▶ **Task requirements**
Copy the data precisely, character for character, and leave out every picture.

▶ **Data excerpt**
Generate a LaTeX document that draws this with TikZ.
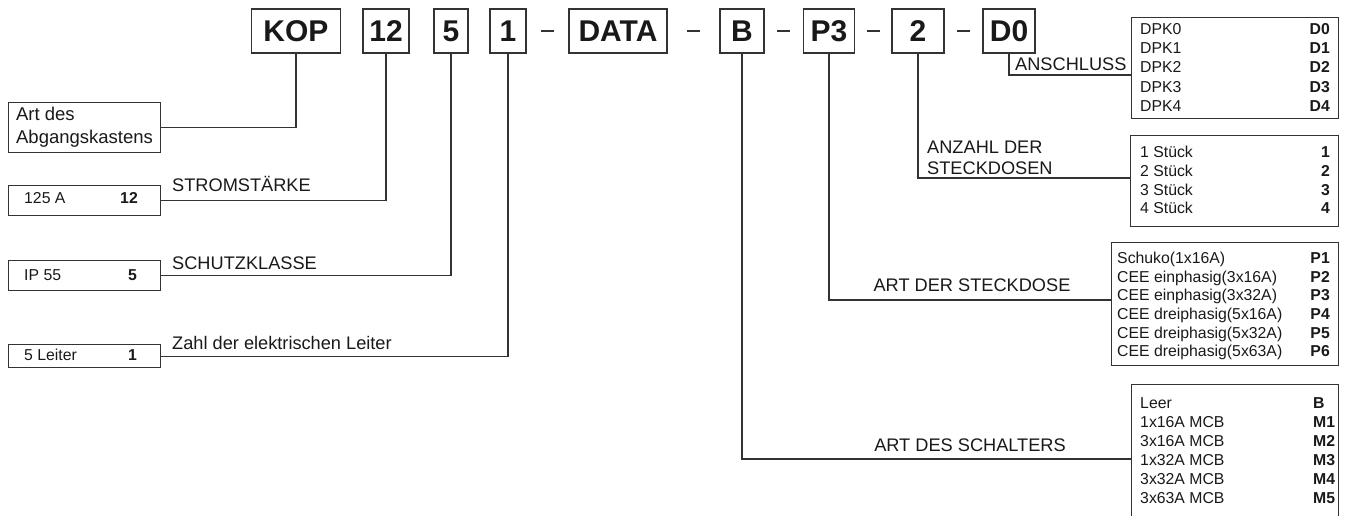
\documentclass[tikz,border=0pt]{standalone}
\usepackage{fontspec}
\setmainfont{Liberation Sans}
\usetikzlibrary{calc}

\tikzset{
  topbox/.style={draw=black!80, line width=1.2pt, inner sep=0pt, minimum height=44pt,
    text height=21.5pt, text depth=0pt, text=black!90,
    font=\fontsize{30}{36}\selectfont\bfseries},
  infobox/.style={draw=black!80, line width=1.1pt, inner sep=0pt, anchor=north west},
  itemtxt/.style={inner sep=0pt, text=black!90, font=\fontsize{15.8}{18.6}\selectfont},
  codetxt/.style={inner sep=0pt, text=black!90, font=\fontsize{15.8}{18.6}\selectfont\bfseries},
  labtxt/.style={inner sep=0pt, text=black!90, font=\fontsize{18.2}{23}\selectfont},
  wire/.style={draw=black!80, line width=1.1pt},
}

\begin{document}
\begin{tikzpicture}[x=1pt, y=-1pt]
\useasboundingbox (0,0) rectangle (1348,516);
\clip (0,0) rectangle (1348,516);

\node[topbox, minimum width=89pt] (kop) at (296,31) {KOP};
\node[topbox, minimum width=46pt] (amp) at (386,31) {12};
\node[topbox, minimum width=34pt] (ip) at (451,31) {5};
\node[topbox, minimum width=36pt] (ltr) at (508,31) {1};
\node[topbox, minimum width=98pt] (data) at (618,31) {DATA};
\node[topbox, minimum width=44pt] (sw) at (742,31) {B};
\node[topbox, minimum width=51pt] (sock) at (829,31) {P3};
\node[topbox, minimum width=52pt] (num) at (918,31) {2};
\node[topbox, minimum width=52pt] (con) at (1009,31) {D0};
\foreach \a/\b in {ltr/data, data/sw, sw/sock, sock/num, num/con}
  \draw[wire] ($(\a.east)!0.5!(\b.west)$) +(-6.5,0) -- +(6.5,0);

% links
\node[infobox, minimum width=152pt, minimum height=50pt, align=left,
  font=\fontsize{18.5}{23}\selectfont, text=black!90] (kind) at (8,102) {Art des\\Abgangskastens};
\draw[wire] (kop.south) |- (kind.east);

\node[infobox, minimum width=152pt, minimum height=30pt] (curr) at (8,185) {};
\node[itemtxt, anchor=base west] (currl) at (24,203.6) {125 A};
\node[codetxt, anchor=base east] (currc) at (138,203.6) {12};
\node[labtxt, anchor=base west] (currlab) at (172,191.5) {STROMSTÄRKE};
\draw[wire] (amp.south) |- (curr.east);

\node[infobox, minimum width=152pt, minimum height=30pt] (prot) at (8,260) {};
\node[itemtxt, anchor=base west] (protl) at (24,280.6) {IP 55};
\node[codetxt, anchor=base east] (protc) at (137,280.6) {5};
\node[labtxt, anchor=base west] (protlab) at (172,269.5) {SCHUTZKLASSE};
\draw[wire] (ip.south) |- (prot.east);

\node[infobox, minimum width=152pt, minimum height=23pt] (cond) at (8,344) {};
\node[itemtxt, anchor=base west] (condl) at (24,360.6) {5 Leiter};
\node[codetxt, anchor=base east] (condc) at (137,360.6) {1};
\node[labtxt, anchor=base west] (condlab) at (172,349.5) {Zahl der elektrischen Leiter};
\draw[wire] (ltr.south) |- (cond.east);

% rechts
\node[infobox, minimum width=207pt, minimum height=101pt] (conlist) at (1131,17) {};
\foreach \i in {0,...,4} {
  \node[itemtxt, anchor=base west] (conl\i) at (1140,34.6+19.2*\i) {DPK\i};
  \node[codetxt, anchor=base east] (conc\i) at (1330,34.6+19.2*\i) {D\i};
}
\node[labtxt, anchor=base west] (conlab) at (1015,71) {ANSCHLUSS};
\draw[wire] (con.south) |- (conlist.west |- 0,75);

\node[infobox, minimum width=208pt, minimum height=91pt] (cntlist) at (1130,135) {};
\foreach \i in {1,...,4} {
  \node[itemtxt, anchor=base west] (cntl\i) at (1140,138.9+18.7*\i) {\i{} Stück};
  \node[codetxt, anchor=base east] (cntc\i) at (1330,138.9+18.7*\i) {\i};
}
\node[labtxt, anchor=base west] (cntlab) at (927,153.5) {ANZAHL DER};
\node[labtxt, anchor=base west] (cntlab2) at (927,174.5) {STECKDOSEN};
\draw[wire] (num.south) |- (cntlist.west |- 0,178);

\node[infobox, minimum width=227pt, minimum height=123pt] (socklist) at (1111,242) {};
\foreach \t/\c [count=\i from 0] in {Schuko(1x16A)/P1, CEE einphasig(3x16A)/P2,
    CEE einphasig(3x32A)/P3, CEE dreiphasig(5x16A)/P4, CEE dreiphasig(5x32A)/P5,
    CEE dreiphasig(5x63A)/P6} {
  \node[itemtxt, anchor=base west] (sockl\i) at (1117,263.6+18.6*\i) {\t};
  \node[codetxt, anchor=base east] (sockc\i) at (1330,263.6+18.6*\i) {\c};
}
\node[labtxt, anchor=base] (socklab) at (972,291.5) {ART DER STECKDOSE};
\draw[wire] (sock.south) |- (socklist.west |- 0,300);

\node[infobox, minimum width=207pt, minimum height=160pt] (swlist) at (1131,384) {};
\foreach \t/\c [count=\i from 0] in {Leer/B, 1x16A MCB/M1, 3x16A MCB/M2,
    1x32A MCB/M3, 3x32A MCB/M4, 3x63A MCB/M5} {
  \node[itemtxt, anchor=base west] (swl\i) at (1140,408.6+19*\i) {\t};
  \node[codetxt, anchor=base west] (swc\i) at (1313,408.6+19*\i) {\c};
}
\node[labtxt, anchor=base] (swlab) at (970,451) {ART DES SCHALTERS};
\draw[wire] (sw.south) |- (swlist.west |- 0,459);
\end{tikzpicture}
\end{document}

▶ **Expected output**
Generate a LaTeX document that draws this with TikZ.
\documentclass[tikz,border=0pt]{standalone}
\usepackage{fontspec}
\setmainfont{Liberation Sans}
\usetikzlibrary{calc}

\tikzset{
  topbox/.style={draw=black!80, line width=1.2pt, inner sep=0pt, minimum height=44pt,
    text height=21.5pt, text depth=0pt, text=black!90,
    font=\fontsize{30}{36}\selectfont\bfseries},
  infobox/.style={draw=black!80, line width=1.1pt, inner sep=0pt, anchor=north west},
  itemtxt/.style={inner sep=0pt, text=black!90, font=\fontsize{15.8}{18.6}\selectfont},
  codetxt/.style={inner sep=0pt, text=black!90, font=\fontsize{15.8}{18.6}\selectfont\bfseries},
  labtxt/.style={inner sep=0pt, text=black!90, font=\fontsize{18.2}{23}\selectfont},
  wire/.style={draw=black!80, line width=1.1pt},
}

\begin{document}
\begin{tikzpicture}[x=1pt, y=-1pt]
\useasboundingbox (0,0) rectangle (1348,516);
\clip (0,0) rectangle (1348,516);

\node[topbox, minimum width=89pt] (kop) at (296,31) {KOP};
\node[topbox, minimum width=46pt] (amp) at (386,31) {12};
\node[topbox, minimum width=34pt] (ip) at (451,31) {5};
\node[topbox, minimum width=36pt] (ltr) at (508,31) {1};
\node[topbox, minimum width=98pt] (data) at (618,31) {DATA};
\node[topbox, minimum width=44pt] (sw) at (742,31) {B};
\node[topbox, minimum width=51pt] (sock) at (829,31) {P3};
\node[topbox, minimum width=52pt] (num) at (918,31) {2};
\node[topbox, minimum width=52pt] (con) at (1009,31) {D0};
\foreach \a/\b in {ltr/data, data/sw, sw/sock, sock/num, num/con}
  \draw[wire] ($(\a.east)!0.5!(\b.west)$) +(-6.5,0) -- +(6.5,0);

% links
\node[infobox, minimum width=152pt, minimum height=50pt, align=left,
  font=\fontsize{18.5}{23}\selectfont, text=black!90] (kind) at (8,102) {Art des\\Abgangskastens};
\draw[wire] (kop.south) |- (kind.east);

\node[infobox, minimum width=152pt, minimum height=30pt] (curr) at (8,185) {};
\node[itemtxt, anchor=base west] (currl) at (24,203.6) {125 A};
\node[codetxt, anchor=base east] (currc) at (138,203.6) {12};
\node[labtxt, anchor=base west] (currlab) at (172,191.5) {STROMSTÄRKE};
\draw[wire] (amp.south) |- (curr.east);

\node[infobox, minimum width=152pt, minimum height=30pt] (prot) at (8,260) {};
\node[itemtxt, anchor=base west] (protl) at (24,280.6) {IP 55};
\node[codetxt, anchor=base east] (protc) at (137,280.6) {5};
\node[labtxt, anchor=base west] (protlab) at (172,269.5) {SCHUTZKLASSE};
\draw[wire] (ip.south) |- (prot.east);

\node[infobox, minimum width=152pt, minimum height=23pt] (cond) at (8,344) {};
\node[itemtxt, anchor=base west] (condl) at (24,360.6) {5 Leiter};
\node[codetxt, anchor=base east] (condc) at (137,360.6) {1};
\node[labtxt, anchor=base west] (condlab) at (172,349.5) {Zahl der elektrischen Leiter};
\draw[wire] (ltr.south) |- (cond.east);

% rechts
\node[infobox, minimum width=207pt, minimum height=101pt] (conlist) at (1131,17) {};
\foreach \i in {0,...,4} {
  \node[itemtxt, anchor=base west] (conl\i) at (1140,34.6+19.2*\i) {DPK\i};
  \node[codetxt, anchor=base east] (conc\i) at (1330,34.6+19.2*\i) {D\i};
}
\node[labtxt, anchor=base west] (conlab) at (1015,71) {ANSCHLUSS};
\draw[wire] (con.south) |- (conlist.west |- 0,75);

\node[infobox, minimum width=208pt, minimum height=91pt] (cntlist) at (1130,135) {};
\foreach \i in {1,...,4} {
  \node[itemtxt, anchor=base west] (cntl\i) at (1140,138.9+18.7*\i) {\i{} Stück};
  \node[codetxt, anchor=base east] (cntc\i) at (1330,138.9+18.7*\i) {\i};
}
\node[labtxt, anchor=base west] (cntlab) at (927,153.5) {ANZAHL DER};
\node[labtxt, anchor=base west] (cntlab2) at (927,174.5) {STECKDOSEN};
\draw[wire] (num.south) |- (cntlist.west |- 0,178);

\node[infobox, minimum width=227pt, minimum height=123pt] (socklist) at (1111,242) {};
\foreach \t/\c [count=\i from 0] in {Schuko(1x16A)/P1, CEE einphasig(3x16A)/P2,
    CEE einphasig(3x32A)/P3, CEE dreiphasig(5x16A)/P4, CEE dreiphasig(5x32A)/P5,
    CEE dreiphasig(5x63A)/P6} {
  \node[itemtxt, anchor=base west] (sockl\i) at (1117,263.6+18.6*\i) {\t};
  \node[codetxt, anchor=base east] (sockc\i) at (1330,263.6+18.6*\i) {\c};
}
\node[labtxt, anchor=base] (socklab) at (972,291.5) {ART DER STECKDOSE};
\draw[wire] (sock.south) |- (socklist.west |- 0,300);

\node[infobox, minimum width=207pt, minimum height=160pt] (swlist) at (1131,384) {};
\foreach \t/\c [count=\i from 0] in {Leer/B, 1x16A MCB/M1, 3x16A MCB/M2,
    1x32A MCB/M3, 3x32A MCB/M4, 3x63A MCB/M5} {
  \node[itemtxt, anchor=base west] (swl\i) at (1140,408.6+19*\i) {\t};
  \node[codetxt, anchor=base west] (swc\i) at (1313,408.6+19*\i) {\c};
}
\node[labtxt, anchor=base] (swlab) at (970,451) {ART DES SCHALTERS};
\draw[wire] (sw.south) |- (swlist.west |- 0,459);
\end{tikzpicture}
\end{document}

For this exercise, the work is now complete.